- I am currently watching a documentary (Rivers and Tides) about Andy Goldsworthy. I love the purity of his art, both the medium and that he does his art not for a gallery or to sell, but because he needs to. That his work is free of commercial concerns makes it purer to me. Maybe this isn't accurate...maybe he does get paid somehow, I don't know.
- I did something terribly sinful and foolish today and bought a few ounces of a 50/50 silk merino blend roving....and some wool mohair blend as well, which was much cheaper than the silk blend. I should not have bought the silk...but I wanted it with a sort of intensity that was almost....(shiver)
- The colors used in the silk/merino blend are inspiring to me though...and I can achieve them with the stuff I have at home. It's a warm russety brown, the color my hair used to be in the sun when it was long, or when I was a child, blending into a rich charcoal, shimmering throughout with strands of silk. It is beautiful, beautiful. The mohair/wool (mohair comes from angora goats by the way) roving is a lighter shade of the reddish brown, the color of cinnamon sugared toast when it's just right.

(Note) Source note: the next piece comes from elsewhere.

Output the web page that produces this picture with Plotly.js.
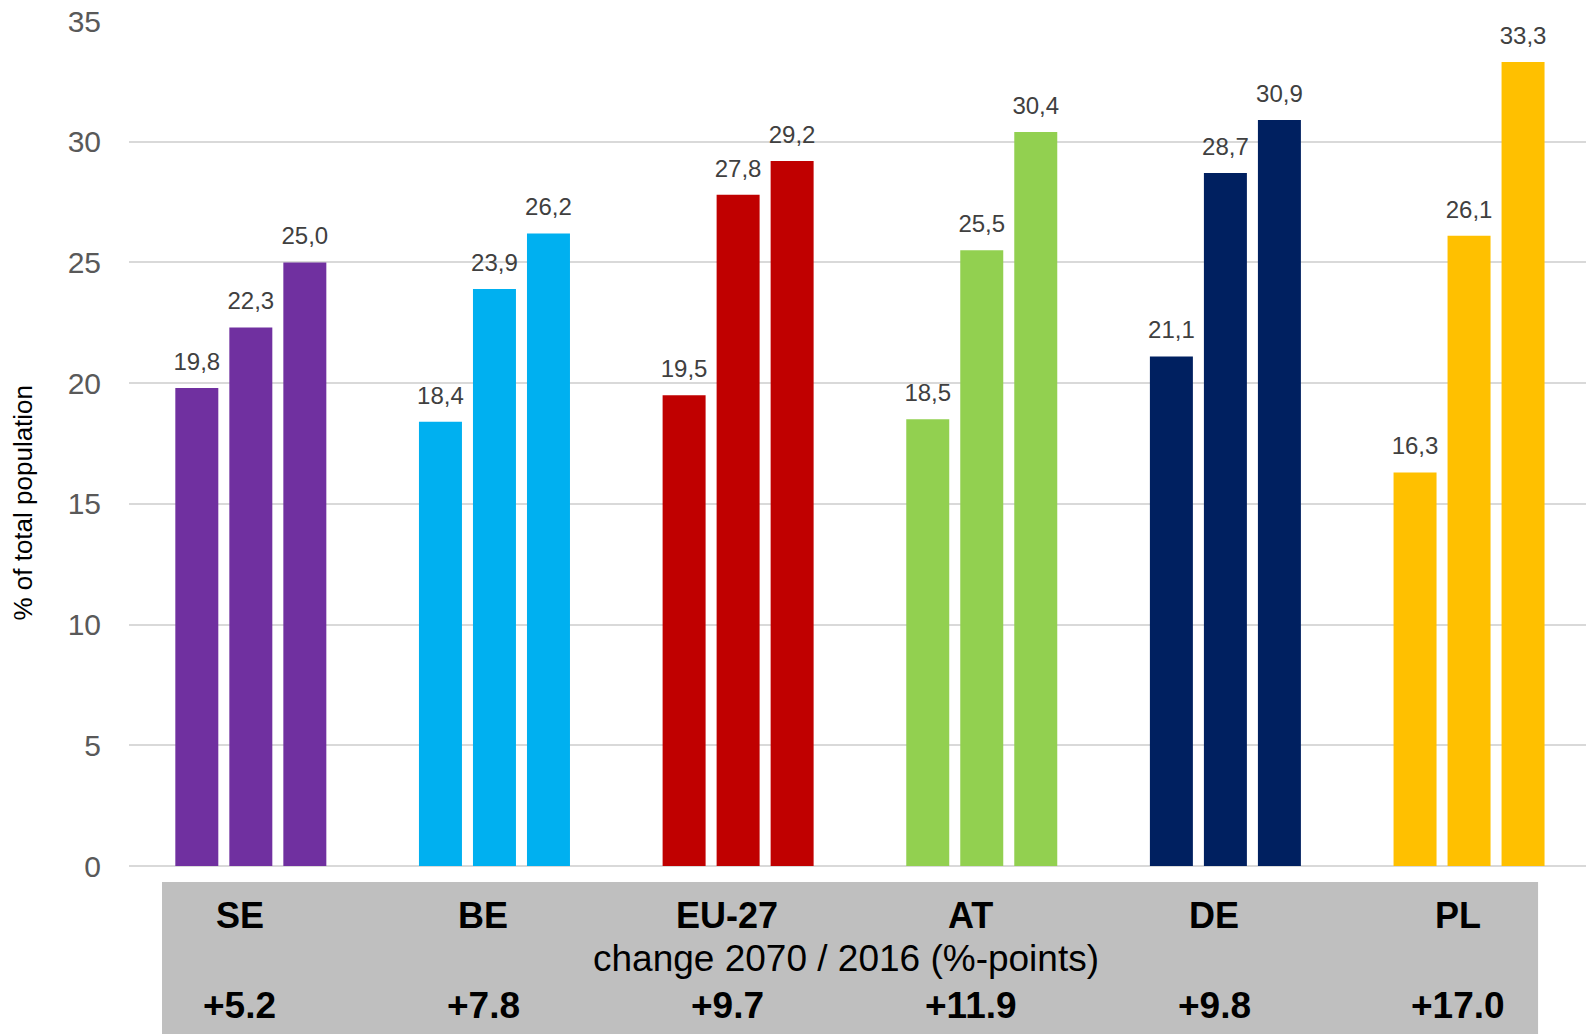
<!DOCTYPE html>
<html>
<head>
<meta charset="utf-8">
<script src="https://cdn.plot.ly/plotly-3.0.1.min.js"></script>
<style>
  html, body { margin: 0; padding: 0; background: #ffffff; }
  #chart { width: 1586px; height: 1034px; }
</style>
</head>
<body>
<div id="chart"></div>
<script>
// Share of population aged 65+ (% of total population)
const countries = ['SE', 'BE', 'EU-27', 'AT', 'DE', 'PL'];
const share2016 = [19.8, 18.4, 19.5, 18.5, 21.1, 16.3];
const share2040 = [22.3, 23.9, 27.8, 25.5, 28.7, 26.1];
const share2070 = [25.0, 26.2, 29.2, 30.4, 30.9, 33.3];
const countryColors = ['#7030A0', '#00B0F0', '#C00000', '#92D050', '#002060', '#FFC000'];
const yTicks = [0, 5, 10, 15, 20, 25, 30, 35];
const yTitle = '% of total population';
const changeCaption = 'change 2070 / 2016 (%-points)';

const FONT = 'Liberation Sans, Arial, sans-serif';
const GAP = 0.335;

function barTrace(name, values) {
  return {
    type: 'bar',
    name: name,
    x: countries,
    y: values,
    marker: { color: countryColors, line: { width: 0 } },
    hoverinfo: 'x+y',
    showlegend: false
  };
}

// Value labels sit on grouped text points aligned with the bar slots
function labelTrace(name, values) {
  return {
    type: 'scatter',
    mode: 'markers+text',
    name: name,
    x: countries,
    y: values,
    texttemplate: '%{y:.1f}',
    textposition: 'top center',
    cliponaxis: false,
    marker: { size: 18, opacity: 0 },
    textfont: { family: FONT, size: 24, color: '#404040' },
    hoverinfo: 'skip',
    showlegend: false
  };
}

const traces = [
  barTrace('2016', share2016),
  barTrace('2040', share2040),
  barTrace('2070', share2070),
  labelTrace('2016', share2016),
  labelTrace('2040', share2040),
  labelTrace('2070', share2070)
];

// Change between first and last projection year, in percentage points
const changes = share2070.map((v, i) => v - share2016[i]);

const annotations = [];
countries.forEach((c, i) => {
  annotations.push({
    x: c, xref: 'x', y: -0.058, yref: 'paper',
    xshift: -11,
    text: '<b>' + c + '</b>', showarrow: false,
    xanchor: 'center', yanchor: 'middle',
    font: { family: FONT, size: 36, color: '#000000' }
  });
  annotations.push({
    x: c, xref: 'x', y: -0.1645, yref: 'paper',
    xshift: -11,
    text: '<b>+' + changes[i].toFixed(1) + '</b>', showarrow: false,
    xanchor: 'center', yanchor: 'middle',
    font: { family: FONT, size: 37, color: '#000000' }
  });
});
annotations.push({
  x: 0.4918, xref: 'paper', y: -0.110, yref: 'paper',
  text: changeCaption, showarrow: false,
  xanchor: 'center', yanchor: 'middle',
  font: { family: FONT, size: 37, color: '#000000' }
});
annotations.push({
  x: -0.0728, xref: 'paper', y: 0.430, yref: 'paper',
  text: yTitle, showarrow: false, textangle: -90,
  xanchor: 'center', yanchor: 'middle',
  font: { family: FONT, size: 26, color: '#000000' }
});

const layout = {
  width: 1586,
  height: 1034,
  margin: { l: 129, r: 0, t: 21, b: 168, pad: 0 },
  paper_bgcolor: '#ffffff',
  plot_bgcolor: '#ffffff',
  separators: ', ',
  barmode: 'group',
  bargap: GAP,
  bargroupgap: 0.204,
  scattermode: 'group',
  scattergap: GAP,
  font: { family: FONT },
  xaxis: {
    type: 'category',
    range: [-0.5, 5.48],
    showticklabels: false,
    showgrid: false,
    zeroline: false,
    showline: false,
    ticks: ''
  },
  yaxis: {
    range: [0, 35],
    tickvals: yTicks,
    ticks: '',
    ticklabelstandoff: 27,
    tickfont: { family: FONT, size: 30, color: '#595959' },
    showgrid: true,
    gridcolor: '#D9D9D9',
    gridwidth: 2,
    zeroline: true,
    zerolinecolor: '#D9D9D9',
    zerolinewidth: 2,
    showline: false
  },
  shapes: [{
    type: 'rect', xref: 'paper', yref: 'paper',
    x0: 0.02265, x1: 0.9671, y0: -0.0189, y1: -0.21,
    fillcolor: '#BFBFBF', line: { width: 0 }, layer: 'below'
  }],
  annotations: annotations
};

Plotly.newPlot('chart', traces, layout, { displayModeBar: false, staticPlot: true });
</script>
</body>
</html>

- I want to hike up to Beehive Lakes this summer (the stone cairns Andy Goldsworthy is building on the movie are reminding me of this) and camp overnight there this time. Last time I just went up, saw, and came back down...no time to even enjoy it really.
- People are giving alpacas and angora goats away...and I can't have any because I have no place to keep them. I know that I am a selfish thing to think of acquiring animals when I have children to think of and need to find a place to live yet. Sigh...I need animals though....dogs are alright, but they don't have the same calming energy that larger, ruminating animals do.
- But at least I live in a beautiful place, with forests and trees and streams, mosses and lichens and woodland plants and moist rich smelling soil in some places and aromatic woody pine needle carpets in the higher, dry areas. I don't think I could feel sane at all, like myself at all, without the outdoors and without animals.
- I wish that I could have the sea as well...(another selfish thing)...perhaps someday, but not soon, I don't think. I love the way the moist sea air smells, the mist and the fog....it is even better than rain.
- And...I am thinking about the work I'm doing with my therapist. I don't know what the future holds for me. Sometimes I feel a glimpse of it, but really, there is no way to know. I can only hope that it will be better than the past has been and strive towards that goal. But I don't know. I hope that someday I will be partnered....but if it isn't someone that I can love from the depths of my soul, then I would rather be alone. It is much, much better to be alone than to be in a relationship which lacks sincerity.
- I do know that if I should ever find myself in someone's arms again, I want to be there, to really be there, in the moment, not floating away, not disappearing with my mind to another place. I've spent all my life locked away, protected within myself...imprisoned. I want to be free. Whether or not it's fair is inconsequential, but in order to be present, to stay present, I will need to do the necessary work.
- When I spend so much time living inside my head, a head full of years of negative programming and trauma and pain, is it any wonder if I'm depressed? Maybe when I get free of that I'll feel better in a more general sense as well.